For our first point, one easy (and not recommended for Condor jobs!) way to do this is via an EOF line -
#! /bin/bash
cat <<EOF | eic-shell
./Basic_Bash.sh
EOF
exit 0
This just starts eic-shell and runs our earlier script. We can run this WITHOUT running eic-shell first. Note that this is a bit of a cheat to address a pathing issue. $DETECTOR_PATH will be interpreted by the script BEFORE the EOF script so our variable will be mis-set. We can get around this by running a script. Ideally, for our compute job, we should probably also explicitly set our paths to eic-shell and the bash script in some way.
With changes like this made, we could then make a quick job and submit it. This is a bit beyond the tutorials, but for some farm examples, see this job script and this job submission script I use as a template. Feel free to use these as a template for your own jobs, but please thoroughly read through and understand them before submitting a huge number of jobs. Keep the comments above in mind too.
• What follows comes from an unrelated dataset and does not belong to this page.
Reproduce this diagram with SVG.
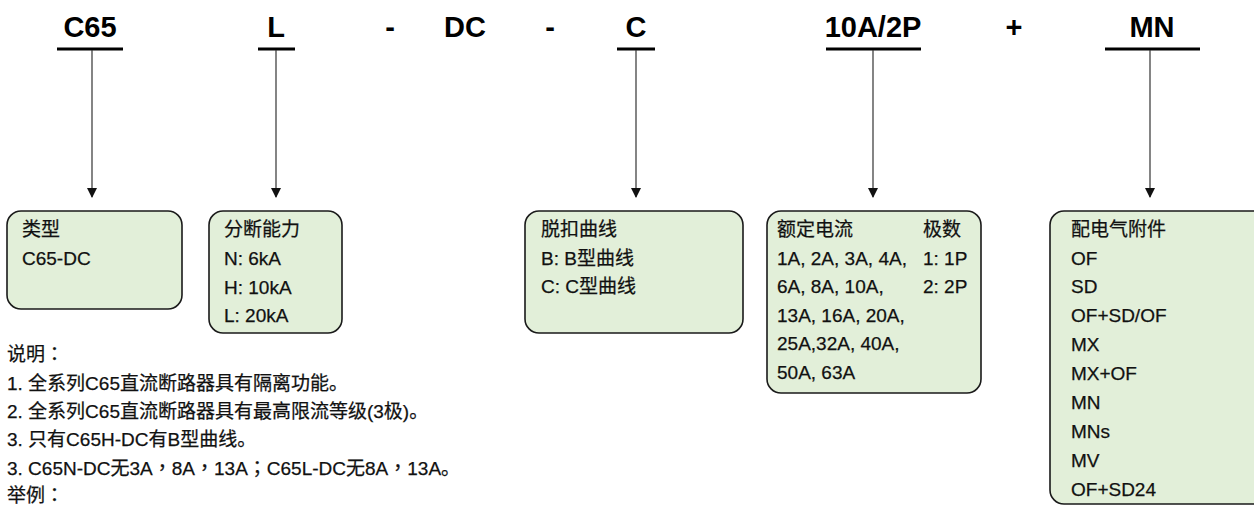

Also a quick disclaimer, my experience in running jobs is limited to systems I know (which does not include the BNL systems). As such, I can’t advise much beyond general slurm job style questions on BNL/Condor. I’m also aware that using EOF in scripts was not encouraged in BNL jobs, see this discussion on mattermost for more.
Warnings
Finally, a major disclaimer. A lot of the time, you should NOT be starting from scratch and processing through the simulation and reconstruction yourself. There are numerous reasons -
- Computing time intensive
- Versioning errors/mismatch
- Not as reproducible (if you find an error, people will need to try and reproduce it from your environment)
Where possible, use files from official simulation campaigns (bringing us full circle, see the first lesson for using a simulation campaign file in a script!). That being said, for testing and iterating rapidly on a design change, running small jobs yourself may be the way to go. It may also help you to understand the full process by seeing the steps involved.
Key Points
There are a few steps to go through before we get to the file we analysed previously.
Good for testing, but use simulation campaign output where possible!.